:: EXERCISE DESCRIPTION ::
Copy exactly the block of lines between the one containing "Give me the matplotlib source for this chart." and the one containing "fig.savefig('out.png', dpi=100)", inclusive.

(Stored dataset items)
— BEGIN —

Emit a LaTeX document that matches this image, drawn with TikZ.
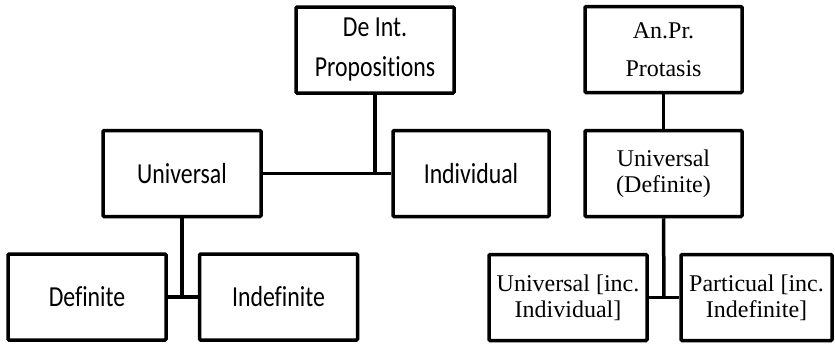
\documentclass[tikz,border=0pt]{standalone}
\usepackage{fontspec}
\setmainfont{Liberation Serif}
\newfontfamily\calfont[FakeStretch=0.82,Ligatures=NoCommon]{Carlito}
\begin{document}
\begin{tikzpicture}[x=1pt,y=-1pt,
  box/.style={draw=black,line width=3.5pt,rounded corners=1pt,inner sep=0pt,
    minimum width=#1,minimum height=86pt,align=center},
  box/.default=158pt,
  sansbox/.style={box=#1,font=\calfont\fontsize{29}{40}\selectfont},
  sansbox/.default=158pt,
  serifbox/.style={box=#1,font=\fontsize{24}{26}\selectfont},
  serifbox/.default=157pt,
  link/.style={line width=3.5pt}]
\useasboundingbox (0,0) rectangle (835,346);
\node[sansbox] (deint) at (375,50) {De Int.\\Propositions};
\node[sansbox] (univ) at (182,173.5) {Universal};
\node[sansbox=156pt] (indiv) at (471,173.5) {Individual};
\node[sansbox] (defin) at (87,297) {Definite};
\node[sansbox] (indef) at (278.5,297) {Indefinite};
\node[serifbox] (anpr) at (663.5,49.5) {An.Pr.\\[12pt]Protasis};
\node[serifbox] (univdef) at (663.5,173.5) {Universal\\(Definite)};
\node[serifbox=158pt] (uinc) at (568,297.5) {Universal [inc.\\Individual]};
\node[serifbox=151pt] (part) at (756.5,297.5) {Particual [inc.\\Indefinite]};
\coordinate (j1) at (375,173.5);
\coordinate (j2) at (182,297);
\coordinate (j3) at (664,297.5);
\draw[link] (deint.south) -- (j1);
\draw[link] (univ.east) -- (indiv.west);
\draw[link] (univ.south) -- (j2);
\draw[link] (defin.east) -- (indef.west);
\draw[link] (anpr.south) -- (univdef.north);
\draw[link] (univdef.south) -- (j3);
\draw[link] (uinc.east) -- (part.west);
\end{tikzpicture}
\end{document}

— END —
— BEGIN —

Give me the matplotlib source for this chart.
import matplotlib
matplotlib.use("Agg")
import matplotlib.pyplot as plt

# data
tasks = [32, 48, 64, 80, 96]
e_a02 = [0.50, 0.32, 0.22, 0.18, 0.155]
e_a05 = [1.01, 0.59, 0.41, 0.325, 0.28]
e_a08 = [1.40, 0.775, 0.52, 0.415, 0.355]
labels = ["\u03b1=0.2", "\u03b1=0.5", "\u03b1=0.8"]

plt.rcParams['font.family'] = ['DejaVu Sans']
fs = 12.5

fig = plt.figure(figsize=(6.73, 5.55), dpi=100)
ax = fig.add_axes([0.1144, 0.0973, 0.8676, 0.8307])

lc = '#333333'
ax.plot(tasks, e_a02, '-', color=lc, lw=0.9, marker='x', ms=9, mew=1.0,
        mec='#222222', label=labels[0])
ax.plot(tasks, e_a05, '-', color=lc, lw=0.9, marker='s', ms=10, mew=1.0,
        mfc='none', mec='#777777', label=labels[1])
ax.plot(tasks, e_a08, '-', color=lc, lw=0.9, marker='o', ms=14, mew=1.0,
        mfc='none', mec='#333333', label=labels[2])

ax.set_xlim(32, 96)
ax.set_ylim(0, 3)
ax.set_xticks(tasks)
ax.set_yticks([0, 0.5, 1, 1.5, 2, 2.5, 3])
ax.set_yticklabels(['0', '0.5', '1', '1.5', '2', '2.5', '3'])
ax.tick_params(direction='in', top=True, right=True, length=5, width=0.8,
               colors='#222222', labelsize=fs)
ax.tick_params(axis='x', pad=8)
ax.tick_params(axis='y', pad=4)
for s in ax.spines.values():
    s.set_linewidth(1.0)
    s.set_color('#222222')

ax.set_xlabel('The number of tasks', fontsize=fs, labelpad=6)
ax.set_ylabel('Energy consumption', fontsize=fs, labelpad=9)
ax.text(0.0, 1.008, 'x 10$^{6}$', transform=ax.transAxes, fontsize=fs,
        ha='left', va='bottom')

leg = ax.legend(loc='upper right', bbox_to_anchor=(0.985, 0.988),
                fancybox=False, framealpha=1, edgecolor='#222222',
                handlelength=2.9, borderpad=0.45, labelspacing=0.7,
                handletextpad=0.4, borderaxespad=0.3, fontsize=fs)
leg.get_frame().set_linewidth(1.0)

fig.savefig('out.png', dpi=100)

— END —

:: CORRECT RESULT ::
Give me the matplotlib source for this chart.
import matplotlib
matplotlib.use("Agg")
import matplotlib.pyplot as plt

# data
tasks = [32, 48, 64, 80, 96]
e_a02 = [0.50, 0.32, 0.22, 0.18, 0.155]
e_a05 = [1.01, 0.59, 0.41, 0.325, 0.28]
e_a08 = [1.40, 0.775, 0.52, 0.415, 0.355]
labels = ["\u03b1=0.2", "\u03b1=0.5", "\u03b1=0.8"]

plt.rcParams['font.family'] = ['DejaVu Sans']
fs = 12.5

fig = plt.figure(figsize=(6.73, 5.55), dpi=100)
ax = fig.add_axes([0.1144, 0.0973, 0.8676, 0.8307])

lc = '#333333'
ax.plot(tasks, e_a02, '-', color=lc, lw=0.9, marker='x', ms=9, mew=1.0,
        mec='#222222', label=labels[0])
ax.plot(tasks, e_a05, '-', color=lc, lw=0.9, marker='s', ms=10, mew=1.0,
        mfc='none', mec='#777777', label=labels[1])
ax.plot(tasks, e_a08, '-', color=lc, lw=0.9, marker='o', ms=14, mew=1.0,
        mfc='none', mec='#333333', label=labels[2])

ax.set_xlim(32, 96)
ax.set_ylim(0, 3)
ax.set_xticks(tasks)
ax.set_yticks([0, 0.5, 1, 1.5, 2, 2.5, 3])
ax.set_yticklabels(['0', '0.5', '1', '1.5', '2', '2.5', '3'])
ax.tick_params(direction='in', top=True, right=True, length=5, width=0.8,
               colors='#222222', labelsize=fs)
ax.tick_params(axis='x', pad=8)
ax.tick_params(axis='y', pad=4)
for s in ax.spines.values():
    s.set_linewidth(1.0)
    s.set_color('#222222')

ax.set_xlabel('The number of tasks', fontsize=fs, labelpad=6)
ax.set_ylabel('Energy consumption', fontsize=fs, labelpad=9)
ax.text(0.0, 1.008, 'x 10$^{6}$', transform=ax.transAxes, fontsize=fs,
        ha='left', va='bottom')

leg = ax.legend(loc='upper right', bbox_to_anchor=(0.985, 0.988),
                fancybox=False, framealpha=1, edgecolor='#222222',
                handlelength=2.9, borderpad=0.45, labelspacing=0.7,
                handletextpad=0.4, borderaxespad=0.3, fontsize=fs)
leg.get_frame().set_linewidth(1.0)

fig.savefig('out.png', dpi=100)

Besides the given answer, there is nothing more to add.